▸ **TASK GOAL**: Nothing after the line with "import seaborn as sns" belongs in the copy; extract the lines below from the top through that line, pictures left out.

▸ **Figure scripts**:
>>>>

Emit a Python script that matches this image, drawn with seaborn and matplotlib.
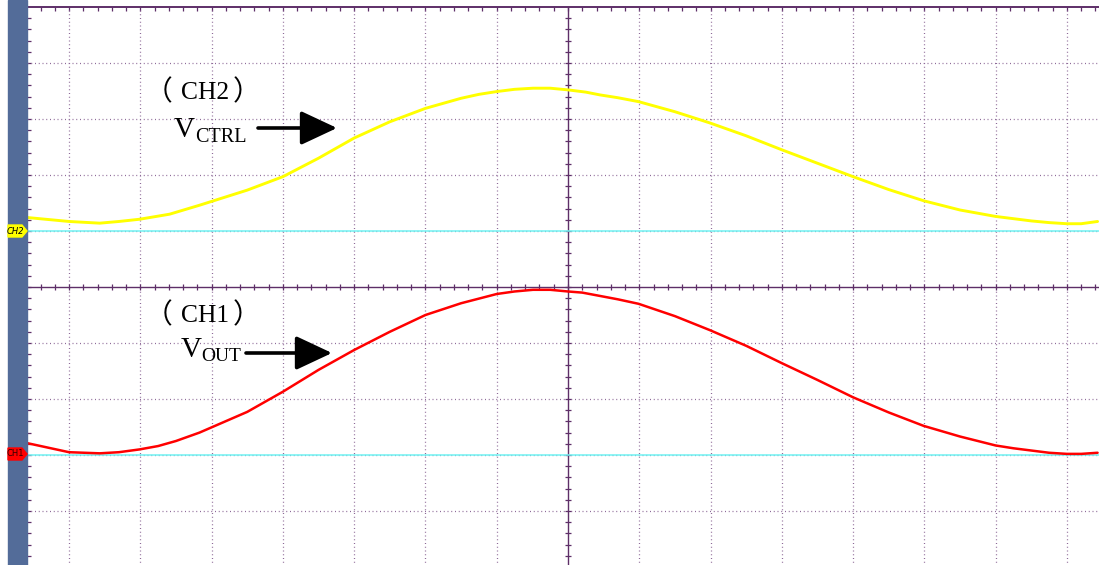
import numpy as np
import pandas as pd
import matplotlib
matplotlib.use('Agg')
import matplotlib.pyplot as plt
from matplotlib.patches import Polygon, Rectangle, FancyArrowPatch
from matplotlib.transforms import Affine2D
import seaborn as sns

# traces, in divisions from the screen centre
ch2_x = [-7.58, -7.00, -6.57, -6.30, -6.01, -5.59, -5.17, -4.50, -4.00, -3.50, -3.00, -2.50,
         -2.00, -1.50, -1.25, -1.00, -0.75, -0.49, -0.25, 0.00, 0.25, 0.45, 0.70, 0.99,
         1.50, 1.99, 2.50, 3.00, 3.50, 4.00, 4.50, 4.99, 5.50, 6.00, 6.25, 6.50, 6.75,
         7.00, 7.20, 7.43]
ch2_y = [1.24, 1.17, 1.14, 1.17, 1.21, 1.30, 1.46, 1.73, 1.97, 2.30, 2.66, 2.95,
         3.19, 3.37, 3.44, 3.49, 3.53, 3.55, 3.55, 3.52, 3.48, 3.43, 3.38, 3.31,
         3.13, 2.93, 2.70, 2.45, 2.21, 1.97, 1.74, 1.54, 1.375, 1.26, 1.22, 1.18, 1.15,
         1.13, 1.13, 1.17]

ch1_x = [-7.58, -7.00, -6.57, -6.30, -6.01, -5.75, -5.50, -5.17, -4.50, -4.00, -3.50, -3.00,
         -2.50, -2.00, -1.50, -1.00, -0.75, -0.49, -0.25, 0.00, 0.20, 0.45, 0.70, 0.99,
         1.50, 1.99, 2.50, 3.00, 3.50, 4.00, 4.50, 4.99, 5.50, 6.00, 6.25, 6.50, 6.75,
         7.00, 7.20, 7.43]
ch1_y = [-2.79, -2.95, -2.97, -2.95, -2.90, -2.84, -2.75, -2.60, -2.23, -1.87, -1.48, -1.125,
         -0.80, -0.50, -0.29, -0.125, -0.08, -0.05, -0.05, -0.08, -0.10, -0.16, -0.22, -0.30,
         -0.52, -0.77, -1.05, -1.36, -1.66, -1.97, -2.24, -2.48, -2.67, -2.83, -2.88, -2.92, -2.96,
         -2.98, -2.98, -2.96]

ch2_ref = 1.0
ch1_ref = -3.0

W, H = 1099, 565
purple = '#5e2f68'
grid_col = '#8e6a98'

sns.set_style('white')
fig = plt.figure(figsize=(W / 100, H / 100), dpi=100)
pix = Affine2D().scale(1 / W, -1 / H).translate(0, 1) + fig.transFigure

# screen area: left edge at x=27px, top at y=7px, bottom just below the picture
ax = fig.add_axes([27 / W, (H - 567) / H, (W - 27) / W, 560 / H])
ax.set_xlim(-7.59, 7.45)
ax.set_ylim(-5, 5)

# graticule
for gx in range(-7, 8):
    if gx != 0:
        ax.axvline(gx, color=grid_col, lw=0.9, dashes=(0.8, 2.2), zorder=1)
for gy in range(-4, 5):
    if gy != 0:
        ax.axhline(gy, color=grid_col, lw=0.9, dashes=(0.8, 2.2), zorder=1)
ax.axvline(0, color=purple, lw=1.0, zorder=1)
ax.axhline(0, color=purple, lw=1.0, zorder=1)
sub_x = np.arange(-7.4, 7.5, 0.2)
sub_y = np.arange(-4.8, 5.0, 0.2)
ax.plot(sub_x, np.zeros_like(sub_x), ls='none', marker='|', ms=5, mew=0.9, color=purple, zorder=1)
ax.plot(np.zeros_like(sub_y), sub_y, ls='none', marker='_', ms=5, mew=0.9, color=purple, zorder=1)

ax.set_xticks(np.arange(-7, 8, 1))
ax.set_xticks(np.arange(-7.4, 7.5, 0.2), minor=True)
ax.set_yticks(np.arange(-4, 5, 1))
ax.set_yticks(np.arange(-4.8, 5.0, 0.2), minor=True)
ax.xaxis.tick_top()
ax.tick_params(which='both', direction='in', length=3, width=0.9, color=purple,
               labeltop=False, labelleft=False, labelbottom=False, top=True, left=True,
               bottom=False, right=False)
for side in ['bottom', 'right']:
    ax.spines[side].set_visible(False)
for side in ['top', 'left']:
    ax.spines[side].set_color(purple)
    ax.spines[side].set_linewidth(1.4)

# reference levels
ax.axhline(ch2_ref, color='#70f2f2', lw=1.1, zorder=2)
ax.axhline(ch1_ref, color='#70f2f2', lw=1.1, zorder=2)

df2 = pd.DataFrame({'t': ch2_x, 'v': ch2_y})
df1 = pd.DataFrame({'t': ch1_x, 'v': ch1_y})
sns.lineplot(data=df2, x='t', y='v', ax=ax, color='#ffff00', lw=2.1, estimator=None, sort=False, zorder=3)
sns.lineplot(data=df1, x='t', y='v', ax=ax, color='#ff0000', lw=1.8, estimator=None, sort=False, zorder=3)
ax.set_xlabel('')
ax.set_ylabel('')

# blue side bar and channel tags
fig.patches.append(Rectangle((8, 0), 19, H, transform=pix, color='#536c99', zorder=0))
fig.patches.append(Polygon([(8, 225), (22, 225), (27, 231), (22, 237), (8, 237)], closed=True,
                           transform=pix, color='#ffff00', zorder=5))
fig.patches.append(Polygon([(8, 448), (22, 448), (27, 454), (22, 460), (8, 460)], closed=True,
                           transform=pix, color='#ff0000', zorder=5))
fig.text(15.5, 231, 'CH2', transform=pix, fontsize=6, style='italic', color='black',
         ha='center', va='center', zorder=6)
fig.text(15.5, 454, 'CH1', transform=pix, fontsize=6, color='#300000',
         ha='center', va='center', zorder=6)

# annotations
cjk = ['Noto Sans CJK SC']
serif = ['Liberation Serif']
for (yb, name) in [(99, 'CH2'), (322, 'CH1')]:
    fig.text(145, yb + 1, '（', transform=pix, fontsize=20, family=cjk, color='black', va='baseline')
    fig.text(181, yb, name, transform=pix, fontsize=18.4, family=serif, color='black', va='baseline')
    fig.text(233, yb + 1, '）', transform=pix, fontsize=20, family=cjk, color='black', va='baseline')
fig.text(174, 137, 'V', transform=pix, fontsize=21, family=serif, color='black', ha='left', va='baseline')
fig.text(195, 142, 'CTRL', transform=pix, fontsize=14.5, family=serif, color='black', ha='left', va='baseline')
fig.text(181, 357, 'V', transform=pix, fontsize=21, family=serif, color='black', ha='left', va='baseline')
fig.text(201, 361, 'OUT', transform=pix, fontsize=14, family=serif, color='black', ha='left', va='baseline')

arrow_kw = dict(arrowstyle='-|>,head_length=1.6,head_width=0.75', color='black', lw=2.6,
                shrinkA=0, shrinkB=0, mutation_scale=14, transform=pix)
fig.add_artist(FancyArrowPatch((258, 128), (337, 128), **arrow_kw))
fig.add_artist(FancyArrowPatch((246, 353), (332, 353), **arrow_kw))

fig.savefig('out.png', dpi=100)
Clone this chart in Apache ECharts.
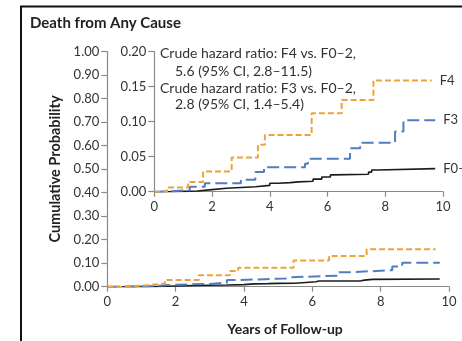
<!DOCTYPE html>
<html>
<head>
<meta charset="utf-8">
<script src="https://cdn.jsdelivr.net/npm/echarts@6/dist/echarts.min.js"></script>
<style>
html, body { margin: 0; padding: 0; background: #fff; }
#chart { width: 462px; height: 341px; }
</style>
</head>
<body>
<div id="chart"></div>
<script>
// step points (years, cumulative probability)
var f4Years = [0, 0.44, 1.17, 1.69, 2.68, 3.59, 3.83, 5.45, 6.49, 7.59, 9.61];
var f4Prob  = [0, 0.006, 0.014, 0.029, 0.049, 0.067, 0.081, 0.112, 0.131, 0.159, 0.159];

var f3Years = [0, 0.15, 1.23, 1.75, 3.0, 3.5, 3.8, 5.22, 5.32, 6.78, 7.13, 8.34, 8.63, 9.73];
var f3Prob  = [0, 0.002, 0.007, 0.012, 0.017, 0.028, 0.035, 0.04, 0.047, 0.062, 0.07, 0.086, 0.102, 0.102];

var f02Years = [0, 0.5, 0.95, 1.5, 2.0, 2.5, 3.0, 3.5, 4.0, 4.3, 4.7, 5.0, 5.5, 5.8, 6.1, 6.2, 7.42, 7.53, 7.76, 9.73];
var f02Prob  = [0, 0.0005, 0.001, 0.003, 0.005, 0.006, 0.007, 0.009, 0.012, 0.013, 0.014, 0.015, 0.018, 0.021, 0.024, 0.025, 0.028, 0.031, 0.033, 0.033];

var groupNames = ['F4', 'F3', 'F0\u20132'];
var noteLines = [
    'Crude hazard ratio: F4 vs. F0\u20132,',
    '5.6 (95% CI, 2.8\u201311.5)',
    'Crude hazard ratio: F3 vs. F0\u20132,',
    '2.8 (95% CI, 1.4\u20135.4)'
];

function pairs(xs, ys) {
    return xs.map(function (x, i) { return [x, ys[i]]; });
}

var FONT = 'Lato';
var axisGray = '#8a8a8a';
var orange = '#eda23b';
var blue = '#4f7fc2';
var black = '#1c1c1c';

function xAxisFor(gridIndex) {
    return {
        type: 'value', gridIndex: gridIndex, min: 0, max: 10, interval: 2,
        axisLine: { lineStyle: { color: axisGray, width: 1.2 } },
        axisTick: { length: 5, lineStyle: { color: axisGray, width: 1.2 } },
        axisLabel: { margin: 9, color: '#333', fontFamily: FONT, fontSize: 13 },
        splitLine: { show: false }
    };
}

function yAxisFor(gridIndex, max, interval) {
    return {
        type: 'value', gridIndex: gridIndex, min: 0, max: max, interval: interval,
        axisLine: { show: true, lineStyle: { color: axisGray, width: 1.2 } },
        axisTick: { show: true, length: 6, lineStyle: { color: axisGray, width: 1.2 } },
        axisLabel: {
            margin: 8, color: '#333', fontFamily: FONT, fontSize: 13,
            formatter: function (v) { return v.toFixed(2); }
        },
        splitLine: { show: false }
    };
}

function stepSeries(name, data, idx, color, dash, width, withLabel) {
    return {
        name: name,
        type: 'line',
        step: 'end',
        xAxisIndex: idx,
        yAxisIndex: idx,
        data: data,
        symbol: 'none',
        silent: true,
        lineStyle: { color: color, width: width, type: dash },
        endLabel: {
            show: withLabel,
            formatter: name,
            distance: 8,
            color: '#333',
            fontFamily: FONT,
            fontSize: 13
        }
    };
}

var chart = echarts.init(document.getElementById('chart'));

var series = [];
[0, 1].forEach(function (idx) {
    var lab = idx === 1;
    series.push(stepSeries(groupNames[2], pairs(f02Years, f02Prob), idx, black, 'solid', 1.6, lab));
    series.push(stepSeries(groupNames[1], pairs(f3Years, f3Prob), idx, blue, [12, 5], 2, lab));
    series.push(stepSeries(groupNames[0], pairs(f4Years, f4Prob), idx, orange, [6, 3], 2, lab));
});

var noteY = [53, 71, 88, 104];
var noteX = [160, 175, 160, 175];

var graphics = [
    {
        type: 'rect', silent: true,
        shape: { x: 21, y: 6.5, width: 470, height: 360 },
        style: { fill: 'none', stroke: '#111', lineWidth: 2 }
    },
    {
        type: 'text', x: 30, y: 23.5,
        style: { text: 'Death from Any Cause', font: 'bold 15px ' + FONT, fill: '#222', textVerticalAlign: 'middle' }
    },
    {
        type: 'text', x: 55, y: 169, rotation: Math.PI / 2,
        style: {
            text: 'Cumulative Probability', font: 'bold 14.5px ' + FONT, fill: '#222',
            textAlign: 'center', textVerticalAlign: 'middle'
        }
    },
    {
        type: 'text', x: 285, y: 329,
        style: {
            text: 'Years of Follow-up', font: 'bold 14px ' + FONT, fill: '#222',
            textAlign: 'center', textVerticalAlign: 'middle'
        }
    }
];
noteLines.forEach(function (t, i) {
    graphics.push({
        type: 'text', x: noteX[i], y: noteY[i],
        style: { text: t, font: '14px ' + FONT, fill: '#333', textVerticalAlign: 'middle' }
    });
});

chart.setOption({
    animation: false,
    grid: [
        { left: 107.3, top: 51.7, width: 341.7, height: 235 },
        { left: 154.3, top: 51.7, width: 288.7, height: 140 }
    ],
    xAxis: [xAxisFor(0), xAxisFor(1)],
    yAxis: [yAxisFor(0, 1, 0.1), yAxisFor(1, 0.2, 0.05)],
    series: series,
    graphic: graphics
});
</script>
</body>
</html>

<<<<

▸ **FINAL ANSWER**:
Emit a Python script that matches this image, drawn with seaborn and matplotlib.
import numpy as np
import pandas as pd
import matplotlib
matplotlib.use('Agg')
import matplotlib.pyplot as plt
from matplotlib.patches import Polygon, Rectangle, FancyArrowPatch
from matplotlib.transforms import Affine2D
import seaborn as sns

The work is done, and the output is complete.